Sonntag, 26.6.2022, Gudrun Sailer

Vaterunser

Vater unser im Himmel. Ob es ein Gebet gibt, das mehr Leute auf der Welt sprechen als dieses?

Ich weiß es nicht. Sicher ist das Vaterunser das bekannteste christliche Gebet, überhaupt. Bei jedem Gottesdienst auf der Welt sprechen Christen und Christinnen es gemeinsam. Jesus selbst hat es seinen Freunden beigebracht mit der einfachen Ansage, typisch Jesus: „So sollt ihr beten“.

In Rom, wo ich seit bald 20 Jahren lebe und für Radio Vatikan arbeite, wird das Vaterunser in unzähligen Sprachen gebetet. Denn wegen des Papstes sind viele katholische Gemeinden auch von weit her hier ansässig.
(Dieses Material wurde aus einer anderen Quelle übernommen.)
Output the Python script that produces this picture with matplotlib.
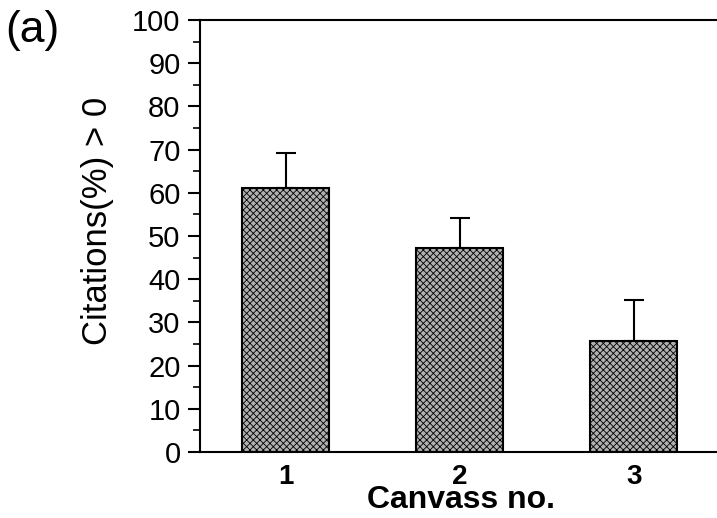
import matplotlib.pyplot as plt
import numpy as np

plt.rcParams["font.family"] = ["Liberation Sans", "DejaVu Sans"]
plt.rcParams["hatch.linewidth"] = 0.6

# data
canvass = [1, 2, 3]
citations = [61.1, 47.2, 25.8]
err_up = [8.1, 7.0, 9.3]
yticks = [0, 10, 20, 30, 40, 50, 60, 70, 80, 90, 100]

W, H = 717, 518
fig = plt.figure(figsize=(W / 100, H / 100), dpi=100)
ax = fig.add_axes([200 / W, 1 - 452 / H, 517 / W, 432 / H])

ax.bar(canvass, citations, width=0.5, color="#b0b0b0", edgecolor="black",
       linewidth=1.5, hatch="xxxxx", zorder=2)
ax.errorbar(canvass, citations, yerr=[np.zeros(3), err_up], fmt="none",
            ecolor="black", elinewidth=1.5, capsize=7, capthick=1.5, zorder=1)

ax.set_xlim(0.506, 3.477)
ax.set_ylim(0, 100)
ax.set_yticks(yticks)
ax.set_yticks(np.arange(5, 100, 10), minor=True)
ax.set_xticks(canvass)
ax.set_xticklabels([str(c) for c in canvass], fontsize=20, fontweight="bold")
ax.tick_params(axis="y", which="major", labelsize=21, length=9, width=1.5, pad=5)
ax.tick_params(axis="y", which="minor", length=5, width=1.2)
ax.tick_params(axis="x", length=0, pad=9)

for s in ["left", "bottom", "top"]:
    ax.spines[s].set_linewidth(1.5)
ax.spines["right"].set_visible(False)

fig.text(98 / W, 1 - 221 / H, "Citations(%) > 0", fontsize=25, rotation=90,
         ha="center", va="center")
fig.text(461 / W, 1 - 508 / H, "Canvass no.", fontsize=23, fontweight="bold",
         ha="center", va="baseline")
fig.text(5 / W, 1 - 10 / H, "(a)", fontsize=32, va="top", ha="left")

fig.savefig("out.png", dpi=100)
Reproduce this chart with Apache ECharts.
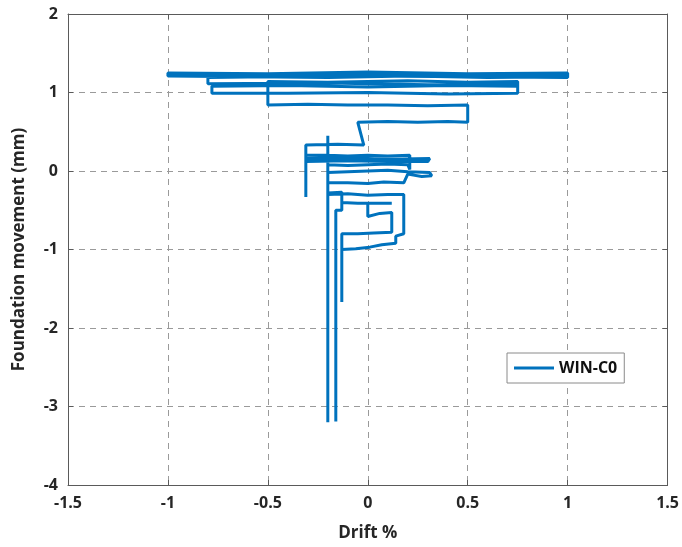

Allein bei uns im Sender sind es 40 Sprachen, wir haben eine Studio-Kapelle, aus der täglich Messen rund um den Globus übertragen werden.

Gudrun Sailer
stammt aus Niederösterreich und ist Redakteurin bei Radio Vatikan in Rom

Das Vaterunser auf Arabisch, auf Chinesisch, auf Swahili… Mich macht das schon ehrfürchtig, wenn ich mir vorstelle: Überall auf der Welt beten zur selben Zeit wie ich Gläubige dasselbe Gebet, in ihren eigenen Sprachen. Am Amazonas, in Kapstadt, in einem Dorf in Südindien und in Gries am Brenner. Dasselbe Gebet, das die Jünger in Galiläa gebetet haben, dann die frühen Christen in Rom, die Gläubigen im Mittelalter und zur Zeit von Martin Luther, und heute, in Krisen, Kriegen und Frieden: seit 2000 Jahren dasselbe Gebet. Orthodox, katholisch, evangelisch oder sonst christlich: dasselbe Gebet, die Hinwendung zum selben Vater unser im Himmel. Wir sind Geschwister, durch die Länder, Sprachen und Zeiten hindurch.
Hier ist es, das nahtlose und unzerteilte Gewand von Jesus.